My task for October is to make a copy of the score we used nine years ago, the one I whited out all the French words and wrote all my new words into, and make the revisions to that. Hopefully it won’t take me as many hours as the revisions themselves did — it ought to be cut-and-dried work, unlike the open-ended process of writing lyrics, on which you can pretty much spend as much time as you have available. There are always compromises I’ve made that I can keep revisiting and changing my mind about forever — which is best, the version of this line that is a little clichéd but it’s clear and sings well, or the version that says exactly what I’d like to say but puts a closed vowel on a high note, or the version that contains a really clever play on words but has the awkward consonant cluster on the rapid notes? Actually, the problem isn’t knowing which is best — better smooth than clever, always — but it’s amazing how much time I can spend trying to revise one of the flawed versions trying to get it to be both smooth and clever. Sometimes I find it, and sometimes I just go back to the first version, the one that just sings well and clearly on the notes.

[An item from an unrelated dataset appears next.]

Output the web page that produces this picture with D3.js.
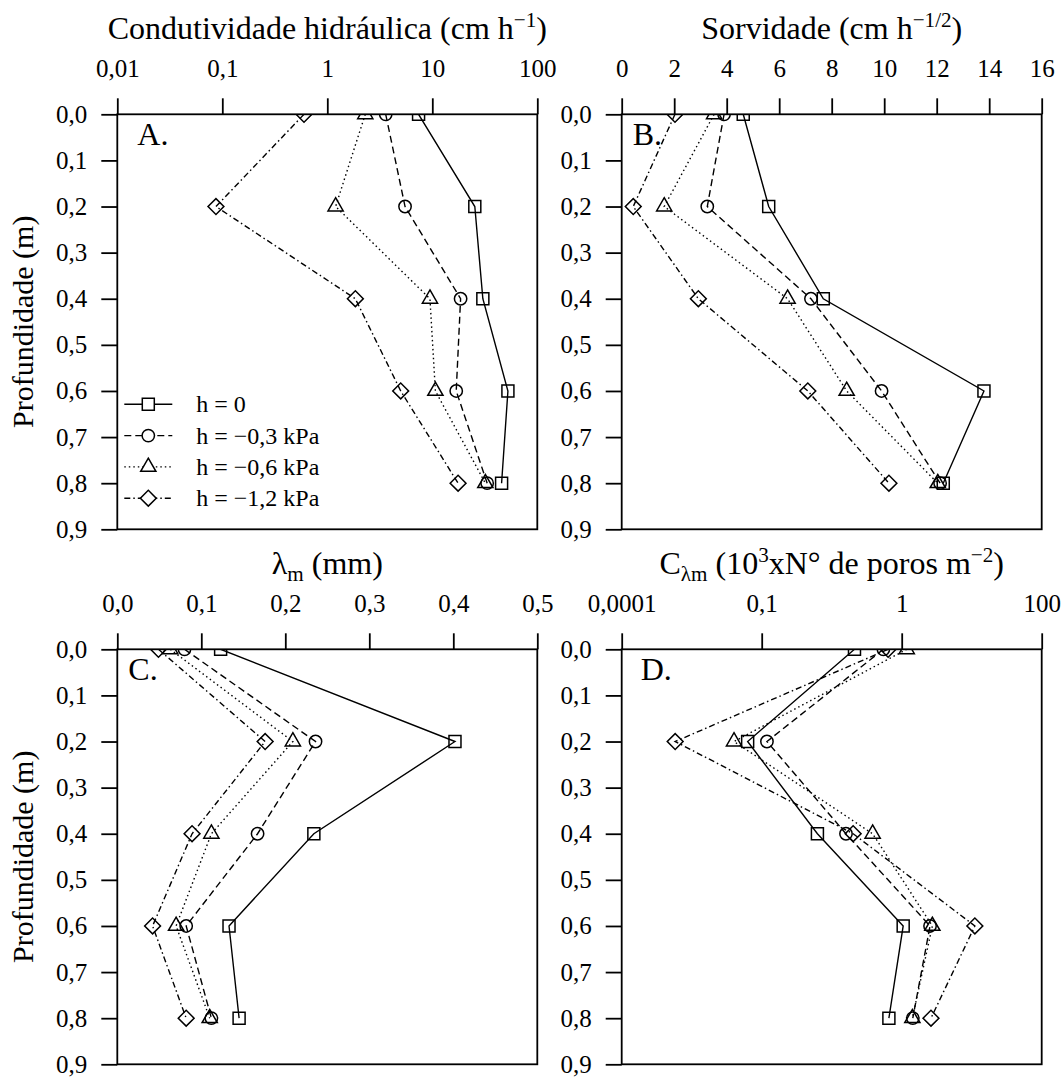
<!DOCTYPE html>
<html>
<head>
<meta charset="utf-8">
<script src="https://cdn.jsdelivr.net/npm/d3@7"></script>
<style>
  body { margin: 0; background: #fff; }
  svg text { font-family: "Liberation Serif", "Times New Roman", serif; fill: #000; }
</style>
</head>
<body>
<svg id="chart" width="1064" height="1077"></svg>
<script>
// depths (m) and series
const depth = [0, 0.2, 0.4, 0.6, 0.8];
const seriesNames = ["h = 0", "h = \u22120,3 kPa", "h = \u22120,6 kPa", "h = \u22121,2 kPa"];

// values per series (h = 0, -0,3, -0,6, -1,2 kPa), one entry per depth
const condutividade = [
  [7.4, 25.4, 30.3, 52.5, 45.7],
  [3.6, 5.5, 18.6, 16.9, 33.3],
  [2.3, 1.2, 9.5, 10.7, 32.0],
  [0.6, 0.087, 1.85, 5.0, 17.6]
];
const sorvidade = [
  [4.63, 5.6, 7.68, 13.8, 12.25],
  [3.9, 3.26, 7.21, 9.9, 12.13],
  [3.52, 1.62, 6.32, 8.57, 12.04],
  [2.03, 0.44, 2.92, 7.09, 10.18]
];
const lambdaM = [
  [0.123, 0.402, 0.234, 0.133, 0.145],
  [0.080, 0.236, 0.167, 0.082, 0.112],
  [0.063, 0.209, 0.112, 0.070, 0.110],
  [0.049, 0.176, 0.089, 0.042, 0.082]
];
const cLambda = [
  [0.46, 0.050, 0.25, 1.05, 0.81],
  [0.74, 0.109, 0.40, 2.54, 1.44],
  [1.18, 0.0255, 0.62, 2.74, 1.42],
  [0.80, 0.0014, 0.45, 11.1, 2.62]
];

// tick values and labels
const depthTicks = [0, 0.1, 0.2, 0.3, 0.4, 0.5, 0.6, 0.7, 0.8, 0.9];
const depthLabels = ["0,0", "0,1", "0,2", "0,3", "0,4", "0,5", "0,6", "0,7", "0,8", "0,9"];
const kTicks = [0.01, 0.1, 1, 10, 100];
const kLabels = ["0,01", "0,1", "1", "10", "100"];
const sTicks = [0, 2, 4, 6, 8, 10, 12, 14, 16];
const sLabels = ["0", "2", "4", "6", "8", "10", "12", "14", "16"];
const lTicks = [0, 0.1, 0.2, 0.3, 0.4, 0.5];
const lLabels = ["0,0", "0,1", "0,2", "0,3", "0,4", "0,5"];
const cTicks = [0.0001, 0.1, 1, 100];
const cLabels = ["0,0001", "0,1", "1", "100"];

const W = 420, H = 415;
const svg = d3.select("#chart");

// line style + marker per series
const dashes = [null, "7,4", "1.5,3", "6,3,1.5,3"];
const symbols = [
  { type: d3.symbolSquare, size: 144, rot: 0 },
  { type: d3.symbolCircle, size: 120, rot: 0 },
  { type: d3.symbolTriangle, size: 100, rot: 0 },
  { type: d3.symbolSquare, size: 126, rot: 45 }
];

const panels = [
  {
    key: "A", left: 117.3, top: 114.3, labelDx: 20, values: condutividade,
    x: d3.scaleLog().domain([0.01, 100]).range([0, W]),
    ticks: kTicks, labels: kLabels, yTitle: true, legend: true,
    title: [{ t: "Condutividade hidráulica (cm h" }, { t: "\u22121", sup: true }, { t: ")" }]
  },
  {
    key: "B", left: 621.7, top: 114.3, labelDx: 11, values: sorvidade,
    x: d3.scaleLinear().domain([0, 16]).range([0, W]),
    ticks: sTicks, labels: sLabels,
    title: [{ t: "Sorvidade (cm h" }, { t: "\u22121/2", sup: true }, { t: ")" }]
  },
  {
    key: "C", left: 117.3, top: 649.3, labelDx: 11, values: lambdaM,
    x: d3.scaleLinear().domain([0, 0.5]).range([0, W]),
    ticks: lTicks, labels: lLabels, yTitle: true,
    title: [{ t: "\u03bb" }, { t: "m", sub: true }, { t: " (mm)" }]
  },
  {
    key: "D", left: 621.7, top: 649.3, labelDx: 19, values: cLambda,
    // axis as printed: equally spaced ticks 0,0001 / 0,1 / 1 / 100
    x: d3.scaleLog().domain([0.0001, 0.1, 1, 100]).range([0, W / 3, 2 * W / 3, W]),
    ticks: cTicks, labels: cLabels,
    title: [{ t: "C" }, { t: "\u03bbm", sub: true }, { t: " (10" }, { t: "3", sup: true },
            { t: "xN\u00b0 de poros m" }, { t: "\u22122", sup: true }, { t: ")" }]
  }
];

function richText(sel, parts, size) {
  let shift = 0;
  parts.forEach((p) => {
    const target = p.sup ? -size * 0.4 : p.sub ? size * 0.22 : 0;
    sel.append("tspan")
      .attr("dy", target - shift)
      .style("font-size", p.sup || p.sub ? size * 0.66 + "px" : null)
      .text(p.t);
    shift = target;
  });
}

const y = d3.scaleLinear().domain([0, 0.9]).range([0, H]);

panels.forEach((p) => {
  const g = svg.append("g").attr("transform", `translate(${p.left},${p.top})`);

  g.append("clipPath").attr("id", "clip" + p.key)
    .append("rect").attr("width", W).attr("height", H);

  // frame
  g.append("rect")
    .attr("width", W).attr("height", H)
    .attr("fill", "none").attr("stroke", "#000").attr("stroke-width", 1.8);

  const xAxis = g.append("g")
    .call(d3.axisTop(p.x).tickValues(p.ticks)
      .tickFormat((d, i) => p.labels[i])
      .tickSize(16).tickSizeOuter(0).tickPadding(21));
  const yAxis = g.append("g")
    .call(d3.axisLeft(y).tickValues(depthTicks)
      .tickFormat((d, i) => depthLabels[i])
      .tickSize(16).tickSizeOuter(0).tickPadding(14));

  [xAxis, yAxis].forEach((a) => {
    a.select(".domain").remove();
    a.selectAll(".tick line").attr("stroke", "#000").attr("stroke-width", 1.8);
    a.selectAll(".tick text")
      .style("font-family", '"Liberation Serif", "Times New Roman", serif')
      .style("font-size", "25px").attr("fill", "#000");
  });

  // axis title
  richText(
    svg.append("text")
      .attr("x", p.left + W / 2).attr("y", p.top - 75)
      .attr("text-anchor", "middle").style("font-size", "32px"),
    p.title, 32
  );

  if (p.yTitle) {
    svg.append("text")
      .attr("transform", `translate(33,${p.top + H / 2}) rotate(-90)`)
      .attr("text-anchor", "middle").style("font-size", "30px")
      .text("Profundidade (m)");
  }

  g.append("text")
    .attr("x", p.labelDx).attr("y", 31)
    .style("font-size", "32px")
    .text(p.key + ".");

  const plot = g.append("g").attr("clip-path", `url(#clip${p.key})`);
  const line = d3.line().x((d) => p.x(d[0])).y((d) => y(d[1]));

  p.values.forEach((vals, s) => {
    const pts = vals.map((v, i) => [v, depth[i]]);
    plot.append("path")
      .attr("d", line(pts))
      .attr("fill", "none").attr("stroke", "#000")
      .attr("stroke-width", 1.4)
      .attr("stroke-dasharray", dashes[s]);

    plot.selectAll(".m" + s)
      .data(pts)
      .join("path")
      .attr("class", "m" + s)
      .attr("transform", (d) => `translate(${p.x(d[0])},${y(d[1])}) rotate(${symbols[s].rot})`)
      .attr("d", d3.symbol().type(symbols[s].type).size(symbols[s].size))
      .attr("fill", "none").attr("stroke", "#000").attr("stroke-width", 1.5);
  });

  if (p.legend) {
    const lg = g.append("g").attr("transform", "translate(7,290)");
    seriesNames.forEach((name, s) => {
      const row = lg.append("g").attr("transform", `translate(0,${s * 31.3})`);
      row.append("line")
        .attr("x1", 0).attr("x2", 48)
        .attr("stroke", "#000").attr("stroke-width", 1.4)
        .attr("stroke-dasharray", dashes[s]);
      row.append("path")
        .attr("transform", `translate(24,0) rotate(${symbols[s].rot})`)
        .attr("d", d3.symbol().type(symbols[s].type).size(symbols[s].size))
        .attr("fill", "#fff").attr("stroke", "#000").attr("stroke-width", 1.5);
      row.append("text")
        .attr("x", 72).attr("dy", "0.33em")
        .style("font-size", "24px")
        .text(name);
    });
  }
});
</script>
</body>
</html>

Last Sunday Berkeley Opera gave an intimate little concert at the Chapel of the Chimes in Oakland (astonishingly beautiful place, by the way, and designed by Julia Morgan — Dave and I want to go back for a tour), including members of the cast of the upcoming production singing excerpts from my Hoffmann adaptation. The singers were excellent. I was especially grateful that Paul Murray took the trouble to learn my new lyrics for Lindorf’s opening aria, as I’d revised about a quarter of it just a month ago. The new words sounded very good for him, which was a relief. I never really know for sure how well my lyrics are going to work till I can hear them sung by someone else, and preferably the one who is going to be performing them on stage. Nine years ago, I followed the original libretto and wrote Lindorf as being in his fifties, and the lyrics referred to his creaking joints and unattractive figure. But Paul is young and handsome — I’m not sure how young but he looks early thirties to me — and I couldn’t see how we were going to make him up in a small theater to look that old without also looking ridiculous. So for this production Lindorf can be a young financier in his early thirties, and I removed the references to his advanced age from the lyrics. And Paul sang the words very effectively — he’s a good actor as well as singer.

Old version:

I may not be young and inspiring.
My figure may not be attractive.
My mind, though, is still very active —
      Very active!
My joints may creak, and yet my brain
Is nimble at acquiring
Whatever I may wish to gain,
Whatever I’m desiring:
A horse a train, a rare champagne,
A woman I’m admiring …

New version:

The ladies don’t find me inspiring.
My soul is not brooding or tragic.
And yet I do have my own magic —
      My own magic!
My banks and bonds, though dull and plain,
Work wonders in acquiring
Whatever I may wish to gain, etc.

The rest of the numbers were excellent, too. Angela Cadelago, who will play Stella and her three incarnations in Hoffmann’s tales, was terrific with the coloratura in Olympia’s song. She and Sara Couden, who will play Luther’s wife and Antonia’s mother, sang the barcarole that opens the tale of Giulietta, and all three sang the final trio from the tale of Antonia. I haven’t done any significant revising of those lyrics, so I could relax and stop worrying and just enjoy the singing.

I’m taking a break from Hoffmann this weekend, and then I start working on updating the score.